Net yields should benefit from the Quantum newbuilds, global capacity distribution and customer sourcing, China, Celebrity Cruises' 'ongoing solid improvement,' minimization of Pullmantur's drag and enhanced consumer engagement, the brokerage said in a note.
Wells Fargo hosted Royal Caribbean management for investor meetings Monday and Tuesday.
The company is well-positioned in Europe thanks to its greater exposure to northern Europe with Allure of the Seas' UK deployment next year, analyst Tim Conder said. He added that newer ships compared to a 2006 fleet base produce 25% higher yields and have 20% lower operating costs, resulting in three to 3.5-times higher earnings before interest, taxation, depreciation and amortization.
Conder said moderate 3% to 5% average capacity growth and controlled costs leave revenue opportunities as the key to deliver 2017 targets of earnings per share of approximately $6.90 and greater than 10% return on invested capital.
The TUI Cruises joint venture newbuilds, a ship management service contract with China's Ctrip—but no potential joint-venture partnership—and the caution 'cushion' that something will go wrong are other assumptions, along with achieving investment grade rating, nothing higher, in the near future (Wells Fargo believes by the end of 2015).

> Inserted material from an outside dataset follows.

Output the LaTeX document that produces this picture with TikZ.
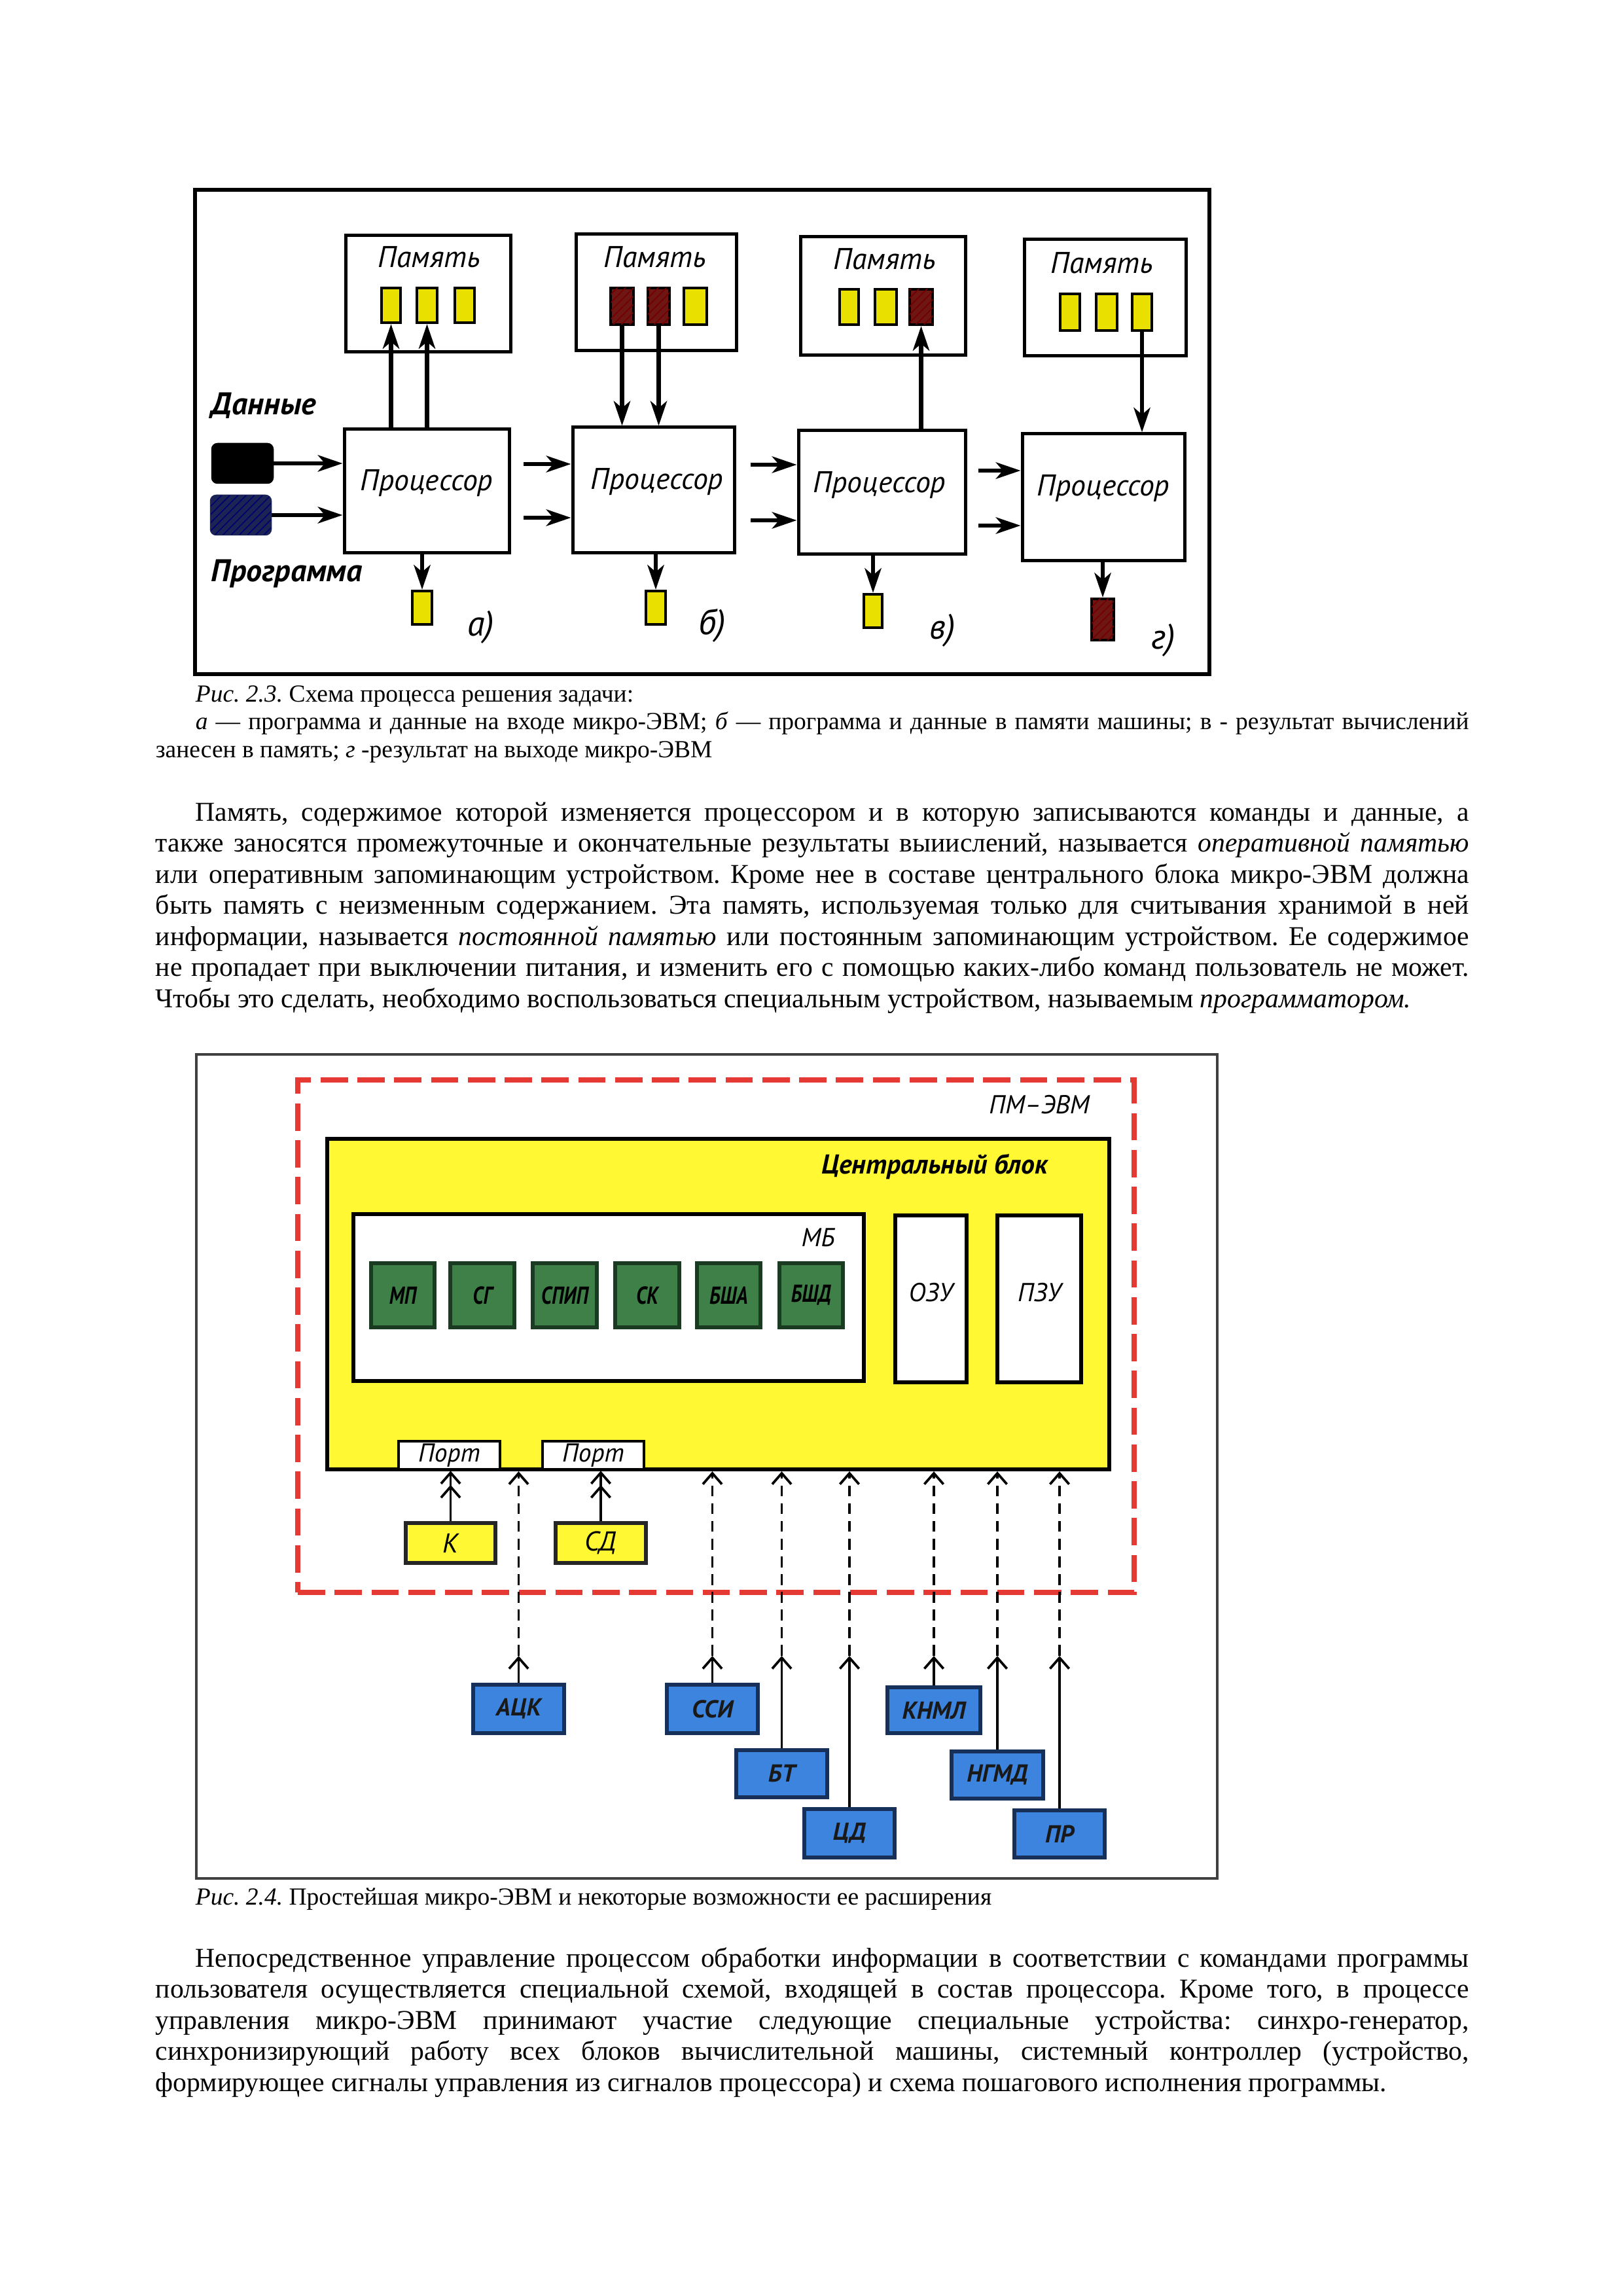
\documentclass[tikz,border=0pt]{standalone}
\usepackage{fontspec}
\usepackage{graphicx}
\setmainfont{Liberation Serif}
\newfontfamily\gost{PT Sans}
\usetikzlibrary{arrows.meta,patterns,fit}
\definecolor{cellY}{HTML}{EAE000}
\definecolor{cellR}{HTML}{6E1614}
\definecolor{blkY}{HTML}{FFF833}
\definecolor{grn}{HTML}{3F8049}
\definecolor{grnD}{HTML}{1B3A22}
\definecolor{blu}{HTML}{3D84DE}
\definecolor{bluD}{HTML}{16305A}
\definecolor{redD}{HTML}{E43A33}
\definecolor{navy}{HTML}{1B2452}
\newcommand\jl[2]{\makebox[#1][s]{#2}}
\newcommand\nar[1]{\scalebox{0.8}[1]{#1}}
\frenchspacing
\begin{document}
\frenchspacing
\begin{tikzpicture}[x=0.24pt,y=-0.24pt,
  frameA/.style={draw=black, line width=1.5pt, inner sep=0pt},
  frameB/.style={draw=black!75, line width=0.9pt, inner sep=0pt},
  box/.style={draw=black, line width=1.2pt, fill=white, inner sep=0pt},
  celly/.style={draw=black, line width=1pt, fill=cellY, inner sep=0pt},
  cellr/.style={draw=black, line width=1pt, fill=cellR, inner sep=0pt,
     postaction={pattern=north east lines, pattern color=red!45!black}},
  a1/.style={line width=1.6pt, -{Stealth[length=9pt,width=6pt,inset=2.5pt]}},
  glbl/.style={font=\gost\itshape\fontsize{11}{13}\selectfont, inner sep=0pt},
  gbig/.style={font=\gost\itshape\bfseries\fontsize{11.5}{13}\selectfont, inner sep=0pt, anchor=west},
  sublbl/.style={font=\gost\itshape\fontsize{13}{15}\selectfont, inner sep=0pt},
  redbox/.style={draw=redD, line width=2pt, dash pattern=on 10pt off 3.5pt, inner sep=0pt},
  yblock/.style={draw=black, line width=1.5pt, fill=blkY, inner sep=0pt},
  wbox/.style={draw=black, line width=1.3pt, fill=white, inner sep=0pt},
  gbox/.style={draw=grnD, line width=1.6pt, fill=grn, inner sep=0pt},
  gtxt/.style={inner sep=0pt, text=black, font=\gost\itshape\bfseries\fontsize{9}{10}\selectfont},
  bbox/.style={draw=bluD, line width=1.5pt, fill=blu, inner sep=0pt},
  btxt/.style={inner sep=0pt, text=black!90, font=\gost\itshape\bfseries\fontsize{9}{10}\selectfont},
  ybox/.style={draw=black!85, line width=1.4pt, fill=blkY, inner sep=0pt},
  ytxt/.style={inner sep=0pt, font=\gost\itshape\fontsize{10}{11}\selectfont},
  f2lbl/.style={font=\gost\itshape\fontsize{9.5}{11}\selectfont, inner sep=0pt},
  sarr/.style={line width=0.8pt, -{Straight Barb[length=4pt,width=7pt,line width=0.9pt]}},
  darr/.style={sarr, dash pattern=on 4pt off 2.5pt},
  dblarr/.style={line width=0.8pt, -{Straight Barb[length=4pt,width=7pt,line width=0.9pt] Straight Barb[length=4pt,width=7pt,line width=0.9pt]}},
  txt/.style={anchor=base west, inner sep=0pt, font=\fontsize{10}{11.5}\selectfont},
  captxt/.style={anchor=base west, inner sep=0pt, font=\fontsize{9}{10.35}\selectfont}
]
\fill[white] (0,0) rectangle (2479,3508);
\useasboundingbox (0,0) rectangle (2479,3508);

% ================= Figure 2.3 =================
\node[frameA, fit={(298,290)(1848,1030)}] (f1) {};

\node[box, fit={(528,360)(780,538)}] (m1) {};
\node[box, fit={(880,358)(1125,536)}] (m2) {};
\node[box, fit={(1223,362)(1475,543)}] (m3) {};
\node[box, fit={(1565,366)(1812,544)}] (m4) {};
\node[glbl] (tm1) at (656,393) {Память};
\node[glbl] (tm2) at (1001,393) {Память};
\node[glbl] (tm3) at (1352,396) {Память};
\node[glbl] (tm4) at (1684,402) {Память};

\node[celly, fit={(583,440)(612,493)}] (c11) {};
\node[celly, fit={(637,440)(668,493)}] (c12) {};
\node[celly, fit={(695,440)(725,493)}] (c13) {};
\node[cellr, fit={(933,440)(968,496)}] (c21) {};
\node[cellr, fit={(990,440)(1023,496)}] (c22) {};
\node[celly, fit={(1045,440)(1080,496)}] (c23) {};
\node[celly, fit={(1283,442)(1312,496)}] (c31) {};
\node[celly, fit={(1337,442)(1370,496)}] (c32) {};
\node[cellr, fit={(1390,442)(1425,496)}] (c33) {};
\node[celly, fit={(1620,449)(1650,505)}] (c41) {};
\node[celly, fit={(1675,449)(1707,505)}] (c42) {};
\node[celly, fit={(1730,449)(1760,505)}] (c43) {};

\node[box, fit={(526,656)(778,845)}] (p1) {};
\node[box, fit={(875,653)(1122,845)}] (p2) {};
\node[box, fit={(1220,658)(1475,847)}] (p3) {};
\node[box, fit={(1562,663)(1810,857)}] (p4) {};
\node[glbl] (tp1) at (652,738) {Процессор};
\node[glbl] (tp2) at (1004,736) {Процессор};
\node[glbl] (tp3) at (1344,741) {Процессор};
\node[glbl] (tp4) at (1686,746) {Процессор};

\node[celly, fit={(630,903)(660,954)}] (o1) {};
\node[celly, fit={(987,903)(1017,954)}] (o2) {};
\node[celly, fit={(1320,908)(1348,959)}] (o3) {};
\node[cellr, fit={(1668,915)(1702,978)}] (o4) {};

\node[draw=black, fill=black, rounded corners=2pt, line width=0.6pt, inner sep=0pt, fit={(324,678)(417,738)}] (dat) {};
\node[draw=navy, fill=navy, rounded corners=2pt, line width=0.6pt, inner sep=0pt, fit={(322,757)(414,817)},
   postaction={pattern=north east lines, pattern color=blue!45!black}] (prg) {};
\node[gbig] (ldat) at (322,620) {Данные};
\node[gbig] (lprg) at (322,877) {Программа};

% arrows a)
\draw[a1] (p1.north -| c11.south) -- (c11.south);
\draw[a1] (p1.north -| c12.south) -- (c12.south);
\draw[a1] (dat.east) -- (dat.east -| p1.west);
\draw[a1] (prg.east) -- (prg.east -| p1.west);
\draw[a1] (p1.south -| o1.north) -- (o1.north);
% arrows b)
\draw[a1] (c21.south) -- (c21.south |- p2.north);
\draw[a1] (c22.south) -- (c22.south |- p2.north);
\coordinate (ib1) at (800,709);
\coordinate (ib2) at (800,791);
\draw[a1] (ib1) -- (ib1 -| p2.west);
\draw[a1] (ib2) -- (ib2 -| p2.west);
\draw[a1] (p2.south -| o2.north) -- (o2.north);
% arrows c)
\draw[a1] (p3.north -| c33.south) -- (c33.south);
\coordinate (ic1) at (1147,710);
\coordinate (ic2) at (1147,795);
\draw[a1] (ic1) -- (ic1 -| p3.west);
\draw[a1] (ic2) -- (ic2 -| p3.west);
\draw[a1] (p3.south -| o3.north) -- (o3.north);
% arrows d)
\draw[a1] (c43.south) -- (c43.south |- p4.north);
\coordinate (id1) at (1495,719);
\coordinate (id2) at (1495,803);
\draw[a1] (id1) -- (id1 -| p4.west);
\draw[a1] (id2) -- (id2 -| p4.west);
\draw[a1] (p4.south -| o4.north) -- (o4.north);

\node[sublbl] (sa) at (735,958) {а)};
\node[sublbl] (sb) at (1088,956) {б)};
\node[sublbl] (sc) at (1440,963) {в)};
\node[sublbl] (sd) at (1778,978) {г)};

% ================= Caption 2.3 and paragraph =================
\node[captxt] (cap1a) at (298,1072) {\textit{Рис. 2.3.} Схема процесса решения задачи:};
\node[captxt] (cap1b) at (298,1114) {\jl{467pt}{\textit{а} — программа и данные на входе микро-ЭВМ; \textit{б} — программа и данные в памяти машины; в - результат вычислений}};
\node[captxt] (cap1c) at (237,1157) {занесен в память; \textit{г} -результат на выходе микро-ЭВМ};

\node[txt] (pa1) at (298,1254) {\jl{467pt}{Память, содержимое которой изменяется процессором и в которую записываются команды и данные, а}};
\node[txt] (pa2) at (237,1301.5) {\jl{481.7pt}{также заносятся промежуточные и окончательные результаты выиислений, называется \textit{оперативной памятью}}};
\node[txt] (pa3) at (237,1349) {\jl{481.7pt}{или оперативным запоминающим устройством. Кроме нее в составе центрального блока микро-ЭВМ должна}};
\node[txt] (pa4) at (237,1396.5) {\jl{481.7pt}{быть память с неизменным содержанием. Эта память, используемая только для считывания хранимой в ней}};
\node[txt] (pa5) at (237,1444) {\jl{481.7pt}{информации, называется \textit{постоянной памятью} или постоянным запоминающим устройством. Ее содержимое}};
\node[txt] (pa6) at (237,1491.5) {\jl{481.7pt}{не пропадает при выключении питания, и изменить его с помощью каких-либо команд пользователь не может.}};
\node[txt] (pa7) at (237,1539) {Чтобы это сделать, необходимо воспользоваться специальным устройством, называемым \textit{программатором.}};

% ================= Figure 2.4 =================
\node[frameB, fit={(300,1611)(1860,2870)}] (f2) {};
\node[redbox, fit={(455,1650)(1733,2433)}] (pm) {};
\node[f2lbl] (tpm) at (1588,1688) {ПМ–ЭВМ};
\node[yblock, fit={(500,1740)(1695,2245)}] (cb) {};
\node[f2lbl, font=\gost\itshape\bfseries\fontsize{10}{12}\selectfont] (tcb) at (1428,1783) {Центральный блок};
\node[wbox, fit={(540,1855)(1320,2110)}] (mb) {};
\node[f2lbl] (tmb) at (1250,1891) {МБ};
\node[wbox, fit={(1368,1857)(1477,2112)}] (ozu) {};
\node[wbox, fit={(1524,1857)(1652,2112)}] (pzu) {};
\node[f2lbl] (tozu) at (1422,1975) {ОЗУ};
\node[f2lbl] (tpzu) at (1588,1975) {ПЗУ};

\node[gbox, fit={(567,1930)(664,2028)}] (mp) {};
\node[gbox, fit={(688,1930)(786,2028)}] (sg) {};
\node[gbox, fit={(814,1930)(912,2028)}] (spip) {};
\node[gbox, fit={(940,1930)(1038,2028)}] (sk) {};
\node[gbox, fit={(1065,1930)(1162,2028)}] (bsha) {};
\node[gbox, fit={(1191,1930)(1288,2028)}] (bshd) {};
\node[gtxt] (tmp) at (mp.center) {\nar{МП}};
\node[gtxt] (tsg) at (sg.center) {\nar{СГ}};
\node[gtxt] (tspip) at (spip.center) {\nar{СПИП}};
\node[gtxt] (tsk) at (sk.center) {\nar{СК}};
\node[gtxt] (tbsha) at (bsha.center) {\nar{БША}};
\node[gtxt] (tbshd) at (bshd.center) {\nar{БШД}};

\node[wbox, line width=1.1pt, fit={(609,2202)(764,2245)}] (port1) {};
\node[wbox, line width=1.1pt, fit={(829,2202)(984,2245)}] (port2) {};
\node[f2lbl] (tport1) at (port1.center) {Порт};
\node[f2lbl] (tport2) at (port2.center) {Порт};

\node[ybox, fit={(620,2327)(757,2388)}] (kk) {};
\node[ybox, fit={(849,2327)(987,2388)}] (sd) {};
\node[ytxt] (tkk) at (kk.center) {К};
\node[ytxt] (tsd) at (sd.center) {СД};
\draw[dblarr] (kk.north) -- (kk.north |- port1.south);
\draw[dblarr] (sd.north) -- (sd.north |- port2.south);

\node[bbox, fit={(723,2574)(862,2648)}] (ack) {};
\node[bbox, fit={(1019,2574)(1158,2648)}] (ssi) {};
\node[bbox, fit={(1356,2578)(1498,2648)}] (knml) {};
\node[bbox, fit={(1125,2674)(1264,2746)}] (bt) {};
\node[bbox, fit={(1454,2676)(1594,2748)}] (ngmd) {};
\node[bbox, fit={(1229,2764)(1367,2838)}] (cd) {};
\node[bbox, fit={(1550,2766)(1688,2838)}] (pr) {};
\node[btxt] (tack) at (ack.center) {АЦК};
\node[btxt] (tssi) at (ssi.center) {ССИ};
\node[btxt] (tknml) at (knml.center) {КНМЛ};
\node[btxt] (tbt) at (bt.center) {БТ};
\node[btxt] (tngmd) at (ngmd.center) {НГМД};
\node[btxt] (tcd) at (cd.center) {ЦД};
\node[btxt] (tpr) at (pr.center) {ПР};

\coordinate (midy) at (0,2530);
\foreach \b in {ack,ssi,knml,bt,ngmd,cd,pr}{
  \coordinate (m\b) at (\b.north |- midy);
  \draw[sarr] (\b.north) -- (m\b);
  \draw[darr] (m\b) -- (m\b |- cb.south);
}

% ================= Caption 2.4 and paragraph =================
\node[captxt] (cap2) at (298,2910) {\textit{Рис. 2.4.} Простейшая микро-ЭВМ и некоторые возможности ее расширения};

\node[txt] (pb1) at (298,3005) {\jl{467pt}{Непосредственное управление процессом обработки информации в соответствии с командами программы}};
\node[txt] (pb2) at (237,3052.5) {\jl{481.7pt}{пользователя осуществляется специальной схемой, входящей в состав процессора. Кроме того, в процессе}};
\node[txt] (pb3) at (237,3100) {\jl{481.7pt}{управления микро-ЭВМ принимают участие следующие специальные устройства: синхро-генератор,}};
\node[txt] (pb4) at (237,3147.5) {\jl{481.7pt}{синхронизирующий работу всех блоков вычислительной машины, системный контроллер (устройство,}};
\node[txt] (pb5) at (237,3195) {формирующее сигналы управления из сигналов процессора) и схема пошагового исполнения программы.};
\end{tikzpicture}
\end{document}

On China, the brokerage pointed to the government's supportive five-year cruise plan, the growing middle class and the expectation that higher ticket yield and on-board spending should more than offset inaugural costs for Quantum of the Seas. China ticket pricing and on-board spending were reported to be the highest of any global region.
Near-term restraints include transit port infrastructure in Vietnam, Thailand, the Philippines and Indonesia and educating Chinese consumers about cruising.
Wells Fargo reiterated its 'outperform' rating for RCL, its $3.55 EPS estimate for 2014 and its $4.65 forecast for 2015.
Royal Caribbean closed at $67.29 on Tuesday.